Section 8.3 Providing resources for planning and teaching courses
To ensure that new faculty members have ample resources for planning and teaching in new ways, give them binders and electronic files with the previous faculty member's syllabus, course notes, directions for activities, and homework assignments; provide access to the previous faculty member's course website; and prepare a guide to additional resources.
Giving a new faculty member a binder and electronic files with previous faculty member's syllabus, course notes, directions for activities, and homework assignments.

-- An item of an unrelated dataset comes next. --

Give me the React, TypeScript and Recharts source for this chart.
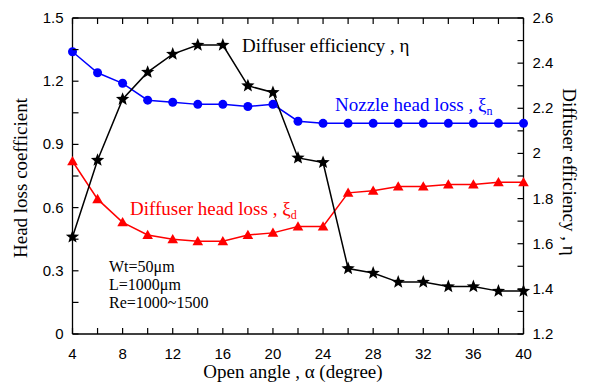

Provide multiple resources from which the new faculty member can draw in planning a course. Retain multiple versions of handouts, assignments, and activities that document how these have evolved over the years. Such multiple versions can illustrate the progression of an experienced faculty member's pedagogical decision making. Perusing these can serve as a vicarious apprenticeship for a new faculty member interested in seeing such evidence of improving instructional materials through on-going revisions.
Giving a new faculty member access to the previous faculty member's course website.
Receiving a thick binder and/or many gigabytes of course files from which to select from among a multitude of materials from various versions of a course can be overwhelming. Also provide access to a prior instructor's course website for the students. Such a website can be extremely helpful as this provides a coherent and organized template with which the new faculty member can build a new course website for immediate use with the new students in the new faculty member's first assignment to teach the course.
Preparing a guide to additional resources.
People differ in their prior experiences, interests, skill levels, and time available to peruse resources. Prepare a guide that alerts new faculty members to what resources exist for learning about teaching and how they can be accessed. Such resources might include a department website describing courses and curriculum, papers describing the reformed curriculum and/or studies of student learning particular topics, videos of class sessions, and a program website providing details about specific teaching strategies and activities. If feasible, create a teaching ‘café’ to encourage informal access, a protected place within the department where faculty can easily go to meet to chat about teaching with one another, find and watch a video together, read a paper, browse a website, with the guide available to facilitate choosing and locating such resources.